> **SOURCE DATA**
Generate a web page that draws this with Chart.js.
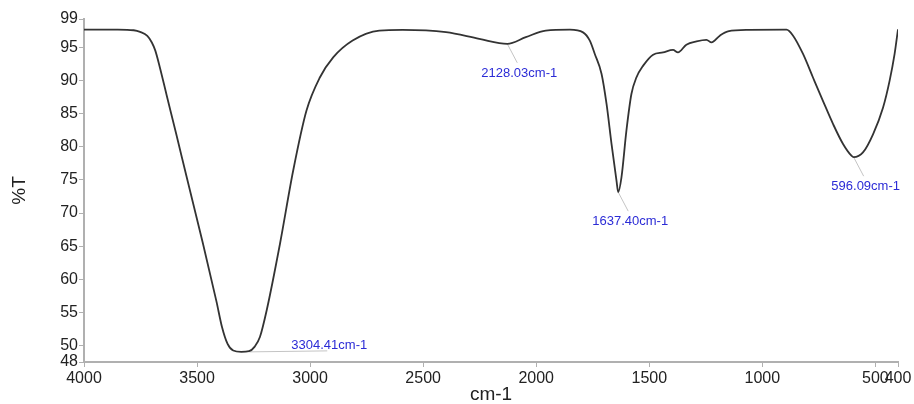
<!DOCTYPE html>
<html>
<head>
<meta charset="utf-8">
<script src="https://cdn.jsdelivr.net/npm/chart.js@4.4.1/dist/chart.umd.min.js"></script>
<style>
  html, body { margin: 0; padding: 0; background: #fff; }
  #wrap { width: 914px; height: 404px; }
</style>
</head>
<body>
<div id="wrap"><canvas id="ftir" width="914" height="404"></canvas></div>
<script>
// FTIR spectrum (cm-1 vs %T)
var wavenumbers = [4000, 3850, 3780, 3752, 3720, 3700, 3685, 3665, 3635, 3591, 3547, 3474, 3414, 3390, 3365, 3340,
    3304.41, 3270, 3245, 3222, 3192, 3133, 3075, 3016, 2957, 2898, 2812, 2694, 2591, 2399, 2252, 2128.03, 2046, 1958,
    1851, 1793, 1763, 1741, 1711, 1689, 1667, 1645, 1637.40, 1623, 1601, 1579, 1557, 1527, 1483, 1439, 1395, 1373, 1336,
    1291, 1247, 1225, 1188, 1152, 1061, 893, 864, 820, 776, 732, 687, 643, 606, 596.09, 555, 510, 466, 437, 415, 400];
var transmittance = [97.75, 97.75, 97.65, 97.4, 96.8, 95.8, 94.6, 92.1, 87.9, 81.8, 75.6, 65.4, 56.6, 52.8, 50.2, 49.2,
    49.0, 49.1, 49.8, 51.25, 55.3, 65.4, 76.4, 85.5, 90.5, 93.55, 96.1, 97.6, 97.7, 97.35, 96.35, 95.6, 96.6, 97.6,
    97.73, 97.33, 96.07, 94.06, 91.04, 86.5, 80.47, 74.9, 73.16, 75.4, 82.5, 88.0, 90.5, 92.3, 93.96, 94.3, 94.67, 94.3,
    95.47, 95.97, 96.2, 95.8, 96.83, 97.48, 97.7, 97.73, 96.83, 94.06, 90.5, 86.97, 83.45, 80.44, 78.67, 78.45, 79.17,
    81.95, 85.97, 90.03, 94.06, 97.8];

var peakWn = [3304.41, 2128.03, 1637.40, 596.09];
var peakT = [49.0, 95.6, 73.16, 78.45];
var peakLabels = ['3304.41cm-1', '2128.03cm-1', '1637.40cm-1', '596.09cm-1'];

var xTicks = [4000, 3500, 3000, 2500, 2000, 1500, 1000, 500, 400];
var yTicks = [47.47, 50, 55, 60, 65, 70, 75, 80, 85, 90, 95, 99.35];
var yTickLabels = ['48', '50', '55', '60', '65', '70', '75', '80', '85', '90', '95', '99'];

var FONT = "'Liberation Sans', Arial, sans-serif";

var peakLabelPlugin = {
    id: 'peakLabels',
    beforeDatasetsDraw: function (chart) {
        var ctx = chart.ctx, xs = chart.scales.x, ys = chart.scales.y;
        ctx.save();
        ctx.strokeStyle = '#c4c4c4';
        ctx.lineWidth = 1;
        peakWn.forEach(function (wn, i) {
            var px = xs.getPixelForValue(wn), py = ys.getPixelForValue(peakT[i]);
            ctx.beginPath();
            if (i === 0) {
                ctx.moveTo(px + 8, py);
                ctx.lineTo(px + 86, py - 1);
            } else {
                ctx.moveTo(px, py);
                ctx.lineTo(px + 10, py + 19);
            }
            ctx.stroke();
        });
        ctx.restore();
    },
    afterDatasetsDraw: function (chart) {
        var ctx = chart.ctx, xs = chart.scales.x, ys = chart.scales.y;
        ctx.save();
        ctx.fillStyle = '#2b2bd6';
        ctx.font = '13px ' + FONT;
        ctx.textAlign = 'center';
        ctx.textBaseline = 'alphabetic';
        peakWn.forEach(function (wn, i) {
            var px = xs.getPixelForValue(wn), py = ys.getPixelForValue(peakT[i]);
            if (i === 0) {
                ctx.fillText(peakLabels[i], px + 88, py - 3);
            } else {
                ctx.fillText(peakLabels[i], px + 12, py + 33);
            }
        });
        ctx.restore();
    }
};

new Chart(document.getElementById('ftir'), {
    type: 'line',
    data: {
        datasets: [
            {
                label: '%T',
                data: wavenumbers.map(function (w, i) { return { x: w, y: transmittance[i] }; }),
                borderColor: '#333333',
                borderWidth: 1.8,
                pointRadius: 0,
                fill: false,
                cubicInterpolationMode: 'monotone'
            }
        ]
    },
    options: {
        responsive: false,
        animation: false,
        events: [],
        layout: { padding: { left: 0, right: 16, top: 19, bottom: 0 } },
        plugins: {
            legend: { display: false },
            tooltip: { enabled: false }
        },
        scales: {
            x: {
                type: 'linear',
                reverse: true,
                min: 400,
                max: 4000,
                afterBuildTicks: function (scale) {
                    scale.ticks = xTicks.map(function (v) { return { value: v }; });
                },
                afterFit: function (scale) { scale.height = 42; },
                grid: { drawOnChartArea: false, drawTicks: true, tickLength: 5, color: '#b0b0b0' },
                border: { display: true, color: '#b0b0b0', width: 2 },
                ticks: {
                    autoSkip: false,
                    maxRotation: 0,
                    padding: 2,
                    color: '#222',
                    font: { family: FONT, size: 16 },
                    callback: function (v) { return String(v); }
                },
                title: {
                    display: true,
                    text: 'cm-1',
                    color: '#222',
                    font: { family: FONT, size: 19, lineHeight: 1 },
                    padding: { top: 0, bottom: 0 }
                }
            },
            y: {
                min: 47.47,
                max: 99.35,
                afterBuildTicks: function (scale) {
                    scale.ticks = yTicks.map(function (v) { return { value: v }; });
                },
                afterFit: function (scale) { scale.width = 84; },
                grid: { drawOnChartArea: false, drawTicks: true, tickLength: 5, color: '#b0b0b0' },
                border: { display: true, color: '#b0b0b0', width: 2 },
                ticks: {
                    padding: 1,
                    color: '#222',
                    font: { family: FONT, size: 16 },
                    callback: function (v, i) { return yTickLabels[i]; }
                },
                title: {
                    display: true,
                    text: '%T',
                    color: '#222',
                    font: { family: FONT, size: 19, lineHeight: 1 },
                    padding: { top: 10, bottom: 0 }
                }
            }
        }
    },
    plugins: [peakLabelPlugin]
});
</script>
</body>
</html>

> **DIRECTIONS**
Give an exact copy of the material, leaving out every picture.

> **CORRECT RESPONSE**
Generate a web page that draws this with Chart.js.
<!DOCTYPE html>
<html>
<head>
<meta charset="utf-8">
<script src="https://cdn.jsdelivr.net/npm/chart.js@4.4.1/dist/chart.umd.min.js"></script>
<style>
  html, body { margin: 0; padding: 0; background: #fff; }
  #wrap { width: 914px; height: 404px; }
</style>
</head>
<body>
<div id="wrap"><canvas id="ftir" width="914" height="404"></canvas></div>
<script>
// FTIR spectrum (cm-1 vs %T)
var wavenumbers = [4000, 3850, 3780, 3752, 3720, 3700, 3685, 3665, 3635, 3591, 3547, 3474, 3414, 3390, 3365, 3340,
    3304.41, 3270, 3245, 3222, 3192, 3133, 3075, 3016, 2957, 2898, 2812, 2694, 2591, 2399, 2252, 2128.03, 2046, 1958,
    1851, 1793, 1763, 1741, 1711, 1689, 1667, 1645, 1637.40, 1623, 1601, 1579, 1557, 1527, 1483, 1439, 1395, 1373, 1336,
    1291, 1247, 1225, 1188, 1152, 1061, 893, 864, 820, 776, 732, 687, 643, 606, 596.09, 555, 510, 466, 437, 415, 400];
var transmittance = [97.75, 97.75, 97.65, 97.4, 96.8, 95.8, 94.6, 92.1, 87.9, 81.8, 75.6, 65.4, 56.6, 52.8, 50.2, 49.2,
    49.0, 49.1, 49.8, 51.25, 55.3, 65.4, 76.4, 85.5, 90.5, 93.55, 96.1, 97.6, 97.7, 97.35, 96.35, 95.6, 96.6, 97.6,
    97.73, 97.33, 96.07, 94.06, 91.04, 86.5, 80.47, 74.9, 73.16, 75.4, 82.5, 88.0, 90.5, 92.3, 93.96, 94.3, 94.67, 94.3,
    95.47, 95.97, 96.2, 95.8, 96.83, 97.48, 97.7, 97.73, 96.83, 94.06, 90.5, 86.97, 83.45, 80.44, 78.67, 78.45, 79.17,
    81.95, 85.97, 90.03, 94.06, 97.8];

var peakWn = [3304.41, 2128.03, 1637.40, 596.09];
var peakT = [49.0, 95.6, 73.16, 78.45];
var peakLabels = ['3304.41cm-1', '2128.03cm-1', '1637.40cm-1', '596.09cm-1'];

var xTicks = [4000, 3500, 3000, 2500, 2000, 1500, 1000, 500, 400];
var yTicks = [47.47, 50, 55, 60, 65, 70, 75, 80, 85, 90, 95, 99.35];
var yTickLabels = ['48', '50', '55', '60', '65', '70', '75', '80', '85', '90', '95', '99'];

var FONT = "'Liberation Sans', Arial, sans-serif";

var peakLabelPlugin = {
    id: 'peakLabels',
    beforeDatasetsDraw: function (chart) {
        var ctx = chart.ctx, xs = chart.scales.x, ys = chart.scales.y;
        ctx.save();
        ctx.strokeStyle = '#c4c4c4';
        ctx.lineWidth = 1;
        peakWn.forEach(function (wn, i) {
            var px = xs.getPixelForValue(wn), py = ys.getPixelForValue(peakT[i]);
            ctx.beginPath();
            if (i === 0) {
                ctx.moveTo(px + 8, py);
                ctx.lineTo(px + 86, py - 1);
            } else {
                ctx.moveTo(px, py);
                ctx.lineTo(px + 10, py + 19);
            }
            ctx.stroke();
        });
        ctx.restore();
    },
    afterDatasetsDraw: function (chart) {
        var ctx = chart.ctx, xs = chart.scales.x, ys = chart.scales.y;
        ctx.save();
        ctx.fillStyle = '#2b2bd6';
        ctx.font = '13px ' + FONT;
        ctx.textAlign = 'center';
        ctx.textBaseline = 'alphabetic';
        peakWn.forEach(function (wn, i) {
            var px = xs.getPixelForValue(wn), py = ys.getPixelForValue(peakT[i]);
            if (i === 0) {
                ctx.fillText(peakLabels[i], px + 88, py - 3);
            } else {
                ctx.fillText(peakLabels[i], px + 12, py + 33);
            }
        });
        ctx.restore();
    }
};

new Chart(document.getElementById('ftir'), {
    type: 'line',
    data: {
        datasets: [
            {
                label: '%T',
                data: wavenumbers.map(function (w, i) { return { x: w, y: transmittance[i] }; }),
                borderColor: '#333333',
                borderWidth: 1.8,
                pointRadius: 0,
                fill: false,
                cubicInterpolationMode: 'monotone'
            }
        ]
    },
    options: {
        responsive: false,
        animation: false,
        events: [],
        layout: { padding: { left: 0, right: 16, top: 19, bottom: 0 } },
        plugins: {
            legend: { display: false },
            tooltip: { enabled: false }
        },
        scales: {
            x: {
                type: 'linear',
                reverse: true,
                min: 400,
                max: 4000,
                afterBuildTicks: function (scale) {
                    scale.ticks = xTicks.map(function (v) { return { value: v }; });
                },
                afterFit: function (scale) { scale.height = 42; },
                grid: { drawOnChartArea: false, drawTicks: true, tickLength: 5, color: '#b0b0b0' },
                border: { display: true, color: '#b0b0b0', width: 2 },
                ticks: {
                    autoSkip: false,
                    maxRotation: 0,
                    padding: 2,
                    color: '#222',
                    font: { family: FONT, size: 16 },
                    callback: function (v) { return String(v); }
                },
                title: {
                    display: true,
                    text: 'cm-1',
                    color: '#222',
                    font: { family: FONT, size: 19, lineHeight: 1 },
                    padding: { top: 0, bottom: 0 }
                }
            },
            y: {
                min: 47.47,
                max: 99.35,
                afterBuildTicks: function (scale) {
                    scale.ticks = yTicks.map(function (v) { return { value: v }; });
                },
                afterFit: function (scale) { scale.width = 84; },
                grid: { drawOnChartArea: false, drawTicks: true, tickLength: 5, color: '#b0b0b0' },
                border: { display: true, color: '#b0b0b0', width: 2 },
                ticks: {
                    padding: 1,
                    color: '#222',
                    font: { family: FONT, size: 16 },
                    callback: function (v, i) { return yTickLabels[i]; }
                },
                title: {
                    display: true,
                    text: '%T',
                    color: '#222',
                    font: { family: FONT, size: 19, lineHeight: 1 },
                    padding: { top: 10, bottom: 0 }
                }
            }
        }
    },
    plugins: [peakLabelPlugin]
});
</script>
</body>
</html>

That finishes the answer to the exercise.